**Given request:** Take every line from the first down to the line with "(ylb) at (1215,1281)" and set it down exactly, without the pictures.

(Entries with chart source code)
"""

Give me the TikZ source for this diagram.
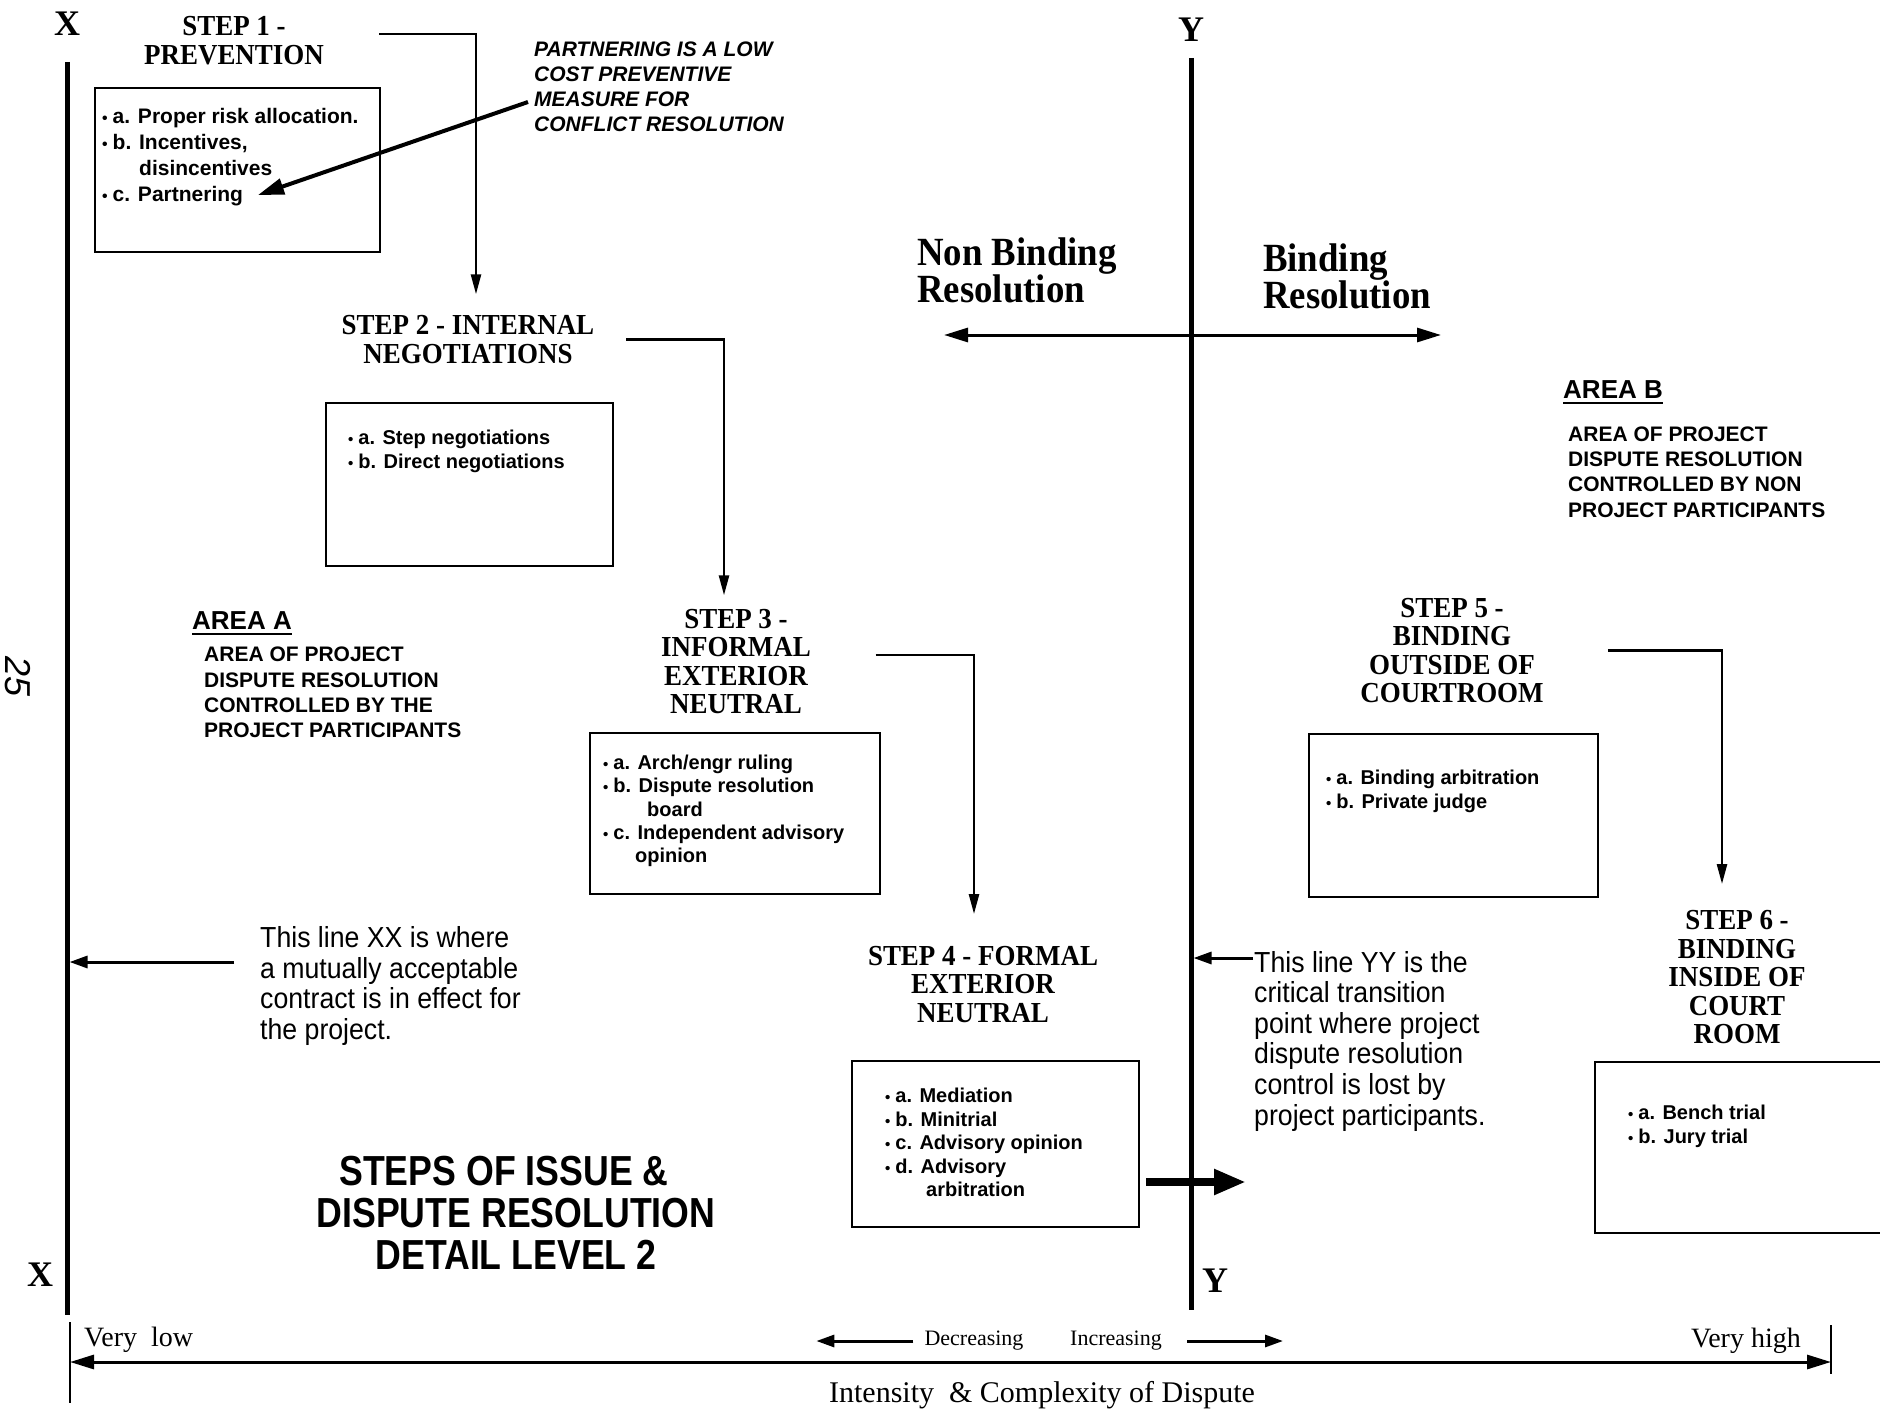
\documentclass[tikz,border=0pt]{standalone}
\usepackage{fontspec}
\usepackage{graphicx}
\setmainfont{Liberation Serif}
\newfontfamily\hv{Liberation Sans}
\newfontfamily\hvn[FakeStretch=0.92]{Liberation Sans}
\newfontfamily\hvt[FakeStretch=0.85]{Liberation Sans}
\newfontfamily\tmc[FakeStretch=0.93]{Liberation Serif}
\newfontfamily\tmb[FakeStretch=0.92]{Liberation Serif}
\usetikzlibrary{arrows.meta,calc}
\newcommand{\bul}{{\scalebox{0.75}{\textbullet}}\hspace{5pt}}
\tikzset{
  heading/.style={font=\tmc\bfseries\fontsize{29}{28.5}\selectfont, align=center, inner sep=0pt},
  itembox/.style={draw, line width=2pt, inner sep=0pt},
  items/.style={font=\hv\bfseries\fontsize{20}{23.4}\selectfont, align=left, inner sep=0pt, anchor=west},
  note/.style={font=\hvn\fontsize{29}{30.6}\selectfont, align=left, inner sep=0pt, anchor=west},
  areatext/.style={font=\hv\bfseries\fontsize{21}{25.4}\selectfont, align=left, inner sep=0pt, anchor=west},
  areahead/.style={font=\hv\bfseries\fontsize{26}{26}\selectfont, inner sep=0pt, anchor=west},
  conn/.style={line width=2.5pt, -{Triangle[length=20pt,width=10pt]}},
  axisline/.style={line width=5pt},
  axlabel/.style={font=\bfseries\fontsize{36}{36}\selectfont, inner sep=0pt},
  smallarrow/.style={line width=3pt, -{Triangle[length=18pt,width=12pt]}},
  bottomlab/.style={font=\fontsize{28}{28}\selectfont, inner sep=0pt},
}
\begin{document}
\begin{tikzpicture}[x=1pt,y=-1pt]
\fill[white] (0,0) rectangle (1880,1410);
\useasboundingbox (0,0) rectangle (1880,1410);

% axes XX and YY
\coordinate (Xtop) at (67,62);
\coordinate (Xbot) at (67,1315);
\coordinate (Ytop) at (1191,58);
\coordinate (Ybot) at (1191,1310);
\draw[axisline] (Xtop) -- (Xbot);
\draw[axisline] (Ytop) -- (Ybot);
\node[axlabel] (xlt) at (67,24) {X};
\node[axlabel] (xlb) at (40,1275) {X};
\node[axlabel] (ylt) at (1191,30) {Y};
\node[axlabel] (ylb) at (1215,1281) {Y};

% page number
\node[rotate=-90, font=\hv\itshape\fontsize{36}{36}\selectfont, inner sep=0pt] (pg) at (18,677) {25};

% STEP 1
\node[heading] (s1h) at (234,40.5) {STEP 1 -\\PREVENTION};
\node[itembox, minimum width=285pt, minimum height=164pt] (b1) at (237.5,170) {};
\node[items, font=\hv\bfseries\fontsize{21}{25.8}\selectfont] (i1) at (102,157) {\bul a. Proper risk allocation.\\\bul b. Incentives,\\\hspace*{37pt}disincentives\\\bul c. Partnering};

% partnering note
\node[font=\hv\bfseries\itshape\fontsize{21}{25}\selectfont, align=left, inner sep=0pt, anchor=west] (pn) at (534,86.5)
  {PARTNERING IS A LOW\\COST PREVENTIVE\\MEASURE FOR\\CONFLICT RESOLUTION};
\draw[line width=4pt, -{Triangle[length=26pt,width=16pt]}] ([xshift=-6pt,yshift=-15.5pt]pn.west) -- ([xshift=156pt,yshift=-38pt]i1.west);

% STEP 2
\node[heading] (s2h) at (468,339.5) {STEP 2 - INTERNAL\\NEGOTIATIONS};
\node[itembox, minimum width=287pt, minimum height=163pt] (b2) at (469.5,484.5) {};
\node[items] (i2) at (348,451.5) {\bul a. Step negotiations\\\bul b. Direct negotiations};
\draw[conn] ([xshift=55pt,yshift=6.5pt]s1h.east) -| ([xshift=8pt,yshift=21pt]s2h.north);

% AREA A
\node[areahead] (aah) at (192,621) {AREA A};
\draw[line width=2pt] ([yshift=-4pt]aah.base west) -- ([yshift=-4pt]aah.base east);
\node[areatext] (aat) at (204,692.5) {AREA OF PROJECT\\DISPUTE RESOLUTION\\CONTROLLED BY THE\\PROJECT PARTICIPANTS};

% STEP 3
\node[heading] (s3h) at (736,661.5) {STEP 3 -\\INFORMAL\\EXTERIOR\\NEUTRAL};
\node[itembox, minimum width=290pt, minimum height=161pt] (b3) at (735,813.5) {};
\node[items] (i3) at (603,811) {\bul a. Arch/engr ruling\\\bul b. Dispute resolution\\\hspace*{44pt}board\\\bul c. Independent advisory\\\hspace*{32pt}opinion};
\draw[conn] ([xshift=32pt]s2h.east) -| ([xshift=-12pt,yshift=13.5pt]s3h.north);

% STEP 4
\node[heading] (s4h) at (983,984.5) {STEP 4 - FORMAL\\EXTERIOR\\NEUTRAL};
\node[itembox, minimum width=287pt, minimum height=166pt] (b4) at (995.5,1144) {};
\node[items] (i4) at (885,1142.5) {\bul a. Mediation\\\bul b. Minitrial\\\bul c. Advisory opinion\\\bul d. Advisory\\\hspace*{41pt}arbitration};
\draw[conn] ([xshift=64.5pt,yshift=6.5pt]s3h.east) -| ([xshift=-9pt,yshift=32pt]s4h.north);
\draw[line width=8pt, -{Triangle[length=32pt,width=24pt]}] ([xshift=6pt,yshift=-38pt]b4.east) -- ++(100,0);

% XX note
\node[note] (xx) at (260,986) {This line XX is where\\a mutually acceptable\\contract is in effect for\\the project.};
\path ([xshift=-26pt,yshift=24pt]xx.west) coordinate (xxs);
\draw[smallarrow] (xxs) -- ([xshift=2.5pt]xxs -| Xtop);

% Title
\node[font=\hvt\bfseries\fontsize{42}{42}\selectfont, align=center, inner sep=0pt] (title) at (516,1213)
  {STEPS OF ISSUE \&\hspace*{24pt}\\DISPUTE RESOLUTION\\DETAIL LEVEL 2};

% Binding / Non binding
\node[font=\tmb\bfseries\fontsize{40}{37}\selectfont, align=left, inner sep=0pt, anchor=west] (nb) at (917,270.5) {Non Binding\\Resolution};
\node[font=\tmb\bfseries\fontsize{40}{37}\selectfont, align=left, inner sep=0pt, anchor=west] (bd) at (1263,276.5) {Binding\\Resolution};
\draw[line width=3pt, {Triangle[length=24pt,width=14pt]}-{Triangle[length=24pt,width=14pt]}] ([xshift=27pt,yshift=-64.5pt]nb.west) -- ++(497,0);

% AREA B
\node[areahead] (abh) at (1563,390) {AREA B};
\draw[line width=2pt] ([yshift=-4pt]abh.base west) -- ([yshift=-4pt]abh.base east);
\node[areatext] (abt) at (1568,472) {AREA OF PROJECT\\DISPUTE RESOLUTION\\CONTROLLED BY NON\\PROJECT PARTICIPANTS};

% STEP 5
\node[heading] (s5h) at (1452,650.5) {STEP 5 -\\BINDING\\OUTSIDE OF\\COURTROOM};
\node[itembox, minimum width=289pt, minimum height=163pt] (b5) at (1453.5,815.5) {};
\node[items] (i5) at (1326,791.5) {\bul a. Binding arbitration\\\bul b. Private judge};

% YY note
\node[note] (yy) at (1254,1041) {This line YY is the\\critical transition\\point where project\\dispute resolution\\control is lost by\\project participants.};
\path ([xshift=-1pt,yshift=83pt]yy.west) coordinate (yys);
\draw[smallarrow] (yys) -- ([xshift=2.5pt]yys -| Ytop);

% STEP 6
\node[heading] (s6h) at (1737,977.5) {STEP 6 -\\BINDING\\INSIDE OF\\COURT\\ROOM};
\node[itembox, minimum width=289pt, minimum height=171pt] (b6) at (1739.5,1147.5) {};
\node[items] (i6) at (1628,1126.5) {\bul a. Bench trial\\\bul b. Jury trial};
\draw[conn] ([xshift=64pt]s5h.east) -| ([xshift=-15pt,yshift=26.5pt]s6h.north);

% bottom axis
\coordinate (axL) at (70,1362);
\coordinate (axR) at (1831,1362);
\draw[line width=2pt] (70,1322) -- (70,1403);
\draw[line width=2pt] (1831,1325) -- (1831,1374);
\draw[line width=3pt, {Triangle[length=24pt,width=14pt]}-{Triangle[length=24pt,width=14pt]}] (axL) -- (axR);
\node[bottomlab, anchor=west] (vl) at (84,1340) {Very\ \ low};
\node[bottomlab, anchor=east] (vh) at (1801,1341) {Very high};
\node[font=\fontsize{22}{22}\selectfont, inner sep=0pt] (dec) at (974,1341) {Decreasing};
\node[font=\fontsize{22}{22}\selectfont, inner sep=0pt] (inc) at (1116,1341) {Increasing};
\draw[smallarrow] ([xshift=-11pt]dec.west) -- ++(-97,0);
\draw[smallarrow] ([xshift=25pt]inc.east) -- ++(96,0);
\node[font=\fontsize{30}{30}\selectfont, inner sep=0pt] (ic) at (1042,1395) {Intensity\ \ \& Complexity of Dispute};
\end{tikzpicture}
\end{document}
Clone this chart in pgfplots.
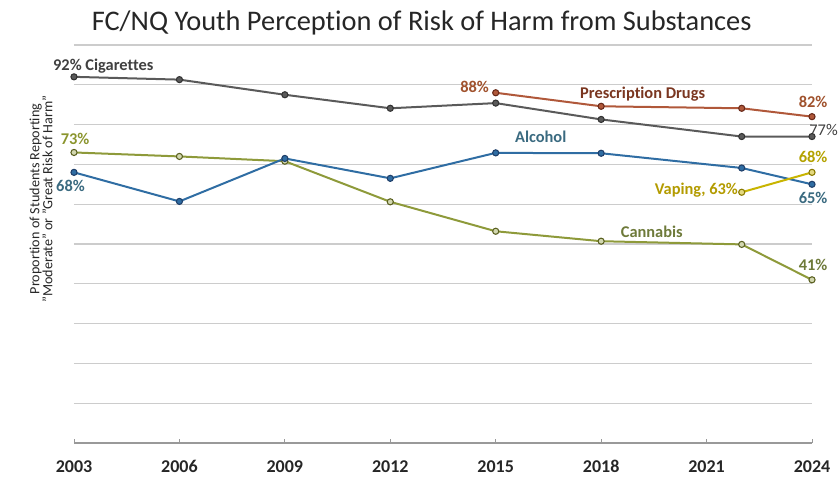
\documentclass[border=0pt]{standalone}
\usepackage{fontspec}
\setmainfont[Ligatures={TeX,NoCommon}]{Carlito}
\usepackage{pgfplots}
\pgfplotsset{compat=1.18}
\definecolor{cigL}{HTML}{5A5A5A}
\definecolor{cigM}{HTML}{333333}
\definecolor{cigT}{HTML}{404040}
\definecolor{alcL}{HTML}{2F6DA3}
\definecolor{alcM}{HTML}{1F3F6A}
\definecolor{alcT}{HTML}{3A6A80}
\definecolor{canL}{HTML}{8E9A3A}
\definecolor{canM}{HTML}{5A6020}
\definecolor{canT}{HTML}{6E7A3A}
\definecolor{preL}{HTML}{B0583A}
\definecolor{preM}{HTML}{6A2A1A}
\definecolor{preT}{HTML}{A0522D}
\definecolor{vapL}{HTML}{C8B400}
\definecolor{vapM}{HTML}{8A7A00}
\definecolor{vapT}{HTML}{B39B00}
\begin{document}
\begin{tikzpicture}
\path[use as bounding box] (-55.5pt,-24.75pt) rectangle (573.75pt,332.25pt);
\begin{axis}[
  at={(0,0)}, anchor=south west,
  scale only axis, width=553.5pt, height=298.5pt,
  xmin=2003, xmax=2024, ymin=0, ymax=100,
  axis x line*=bottom, axis y line*=left,
  y axis line style={draw=none},
  x axis line style={draw=black!40, line width=0.8pt},
  ytick={10,20,...,100}, yticklabels={}, ytick style={draw=none},
  ymajorgrids, grid style={draw=black!20, line width=0.8pt},
  xtick={2003,2006,...,2024}, minor x tick num=2,
  xtick align=inside, tick style={draw=black!40, line width=0.6pt},
  major tick length=3pt, minor tick length=3pt,
  xticklabel style={font=\fontsize{13.5}{14}\selectfont\bfseries, text=black!85, yshift=-9.5pt},
  /pgf/number format/assume math mode=true,
  x tick label style={/pgf/number format/1000 sep={}},
  clip=false,
  every axis plot/.append style={line width=1.5pt, mark=*, mark size=2.3pt},
]
\addplot[color=cigL, mark options={fill=cigL, draw=cigM, line width=0.8pt}] coordinates {
 (2003,92) (2006,91.3) (2009,87.5) (2012,84.1) (2015,85.4) (2018,81.3) (2022,77) (2024,77)};
\addplot[color=preL, mark options={fill=preL, draw=preM, line width=0.8pt}] coordinates {
 (2015,88) (2018,84.6) (2022,84.1) (2024,82)};
\addplot[color=canL, mark options={fill=canL!40, draw=canM, line width=0.8pt}] coordinates {
 (2003,73) (2006,72.0) (2009,70.8) (2012,60.6) (2015,53.2) (2018,50.7) (2022,49.9) (2024,41)};
\addplot[color=alcL, mark options={fill=alcL, draw=alcM, line width=0.8pt}] coordinates {
 (2003,68) (2006,60.7) (2009,71.5) (2012,66.5) (2015,72.9) (2018,72.8) (2022,69.1) (2024,65)};
\addplot[color=vapL, mark options={fill=vapL!50, draw=vapM, line width=0.8pt}] coordinates {
 (2022,63) (2024,68)};

\begin{scope}[every node/.style={font=\fontsize{12.3}{14}\selectfont\bfseries, inner sep=0pt}]
\node[anchor=west, text=cigT] at (axis cs:2002.4,94.7) {92\% Cigarettes};
\node[text=canT!80!yellow] at (axis cs:2003.03,76.4) {73\%};
\node[text=alcT] at (axis cs:2002.9,64.6) {68\%};
\node[text=preT] at (axis cs:2014.4,89.4) {88\%};
\node[text=alcT] at (axis cs:2016.28,76.9) {Alcohol};
\node[text=preM!70!preT] at (axis cs:2019.18,87.7) {Prescription Drugs};
\node[text=preT] at (axis cs:2024.03,85.7) {82\%};
\node[anchor=east, text=cigT, font=\fontsize{12.3}{14}\selectfont] at (axis cs:2024.74,78.6) {77\%};
\node[text=vapL!90!black] at (axis cs:2024.03,71.9) {68\%};
\node[anchor=east, text=vapT] at (axis cs:2021.9,63.6) {Vaping, 63\%};
\node[text=alcT] at (axis cs:2024.03,61.6) {65\%};
\node[text=canT] at (axis cs:2019.44,53.0) {Cannabis};
\node[text=canT] at (axis cs:2024.03,44.7) {41\%};
\end{scope}

\node[font=\fontsize{21.3}{24}\selectfont, text=black!85] at ([xshift=-16pt,yshift=16.5pt]rel axis cs:0.5,1) {FC/NQ Youth Perception of Risk of Harm from Substances};
\node[rotate=90, align=center, font=\fontsize{10.6}{9.75}\selectfont, text=black!85] at ([xshift=-24.75pt]rel axis cs:0,0.613) {Proportion of Students Reporting\\"Moderate" or "Great Risk of Harm"};
\end{axis}
\end{tikzpicture}
\end{document}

"""

**Task response:**
Give me the TikZ source for this diagram.
\documentclass[tikz,border=0pt]{standalone}
\usepackage{fontspec}
\usepackage{graphicx}
\setmainfont{Liberation Serif}
\newfontfamily\hv{Liberation Sans}
\newfontfamily\hvn[FakeStretch=0.92]{Liberation Sans}
\newfontfamily\hvt[FakeStretch=0.85]{Liberation Sans}
\newfontfamily\tmc[FakeStretch=0.93]{Liberation Serif}
\newfontfamily\tmb[FakeStretch=0.92]{Liberation Serif}
\usetikzlibrary{arrows.meta,calc}
\newcommand{\bul}{{\scalebox{0.75}{\textbullet}}\hspace{5pt}}
\tikzset{
  heading/.style={font=\tmc\bfseries\fontsize{29}{28.5}\selectfont, align=center, inner sep=0pt},
  itembox/.style={draw, line width=2pt, inner sep=0pt},
  items/.style={font=\hv\bfseries\fontsize{20}{23.4}\selectfont, align=left, inner sep=0pt, anchor=west},
  note/.style={font=\hvn\fontsize{29}{30.6}\selectfont, align=left, inner sep=0pt, anchor=west},
  areatext/.style={font=\hv\bfseries\fontsize{21}{25.4}\selectfont, align=left, inner sep=0pt, anchor=west},
  areahead/.style={font=\hv\bfseries\fontsize{26}{26}\selectfont, inner sep=0pt, anchor=west},
  conn/.style={line width=2.5pt, -{Triangle[length=20pt,width=10pt]}},
  axisline/.style={line width=5pt},
  axlabel/.style={font=\bfseries\fontsize{36}{36}\selectfont, inner sep=0pt},
  smallarrow/.style={line width=3pt, -{Triangle[length=18pt,width=12pt]}},
  bottomlab/.style={font=\fontsize{28}{28}\selectfont, inner sep=0pt},
}
\begin{document}
\begin{tikzpicture}[x=1pt,y=-1pt]
\fill[white] (0,0) rectangle (1880,1410);
\useasboundingbox (0,0) rectangle (1880,1410);

% axes XX and YY
\coordinate (Xtop) at (67,62);
\coordinate (Xbot) at (67,1315);
\coordinate (Ytop) at (1191,58);
\coordinate (Ybot) at (1191,1310);
\draw[axisline] (Xtop) -- (Xbot);
\draw[axisline] (Ytop) -- (Ybot);
\node[axlabel] (xlt) at (67,24) {X};
\node[axlabel] (xlb) at (40,1275) {X};
\node[axlabel] (ylt) at (1191,30) {Y};
\node[axlabel] (ylb) at (1215,1281) {Y};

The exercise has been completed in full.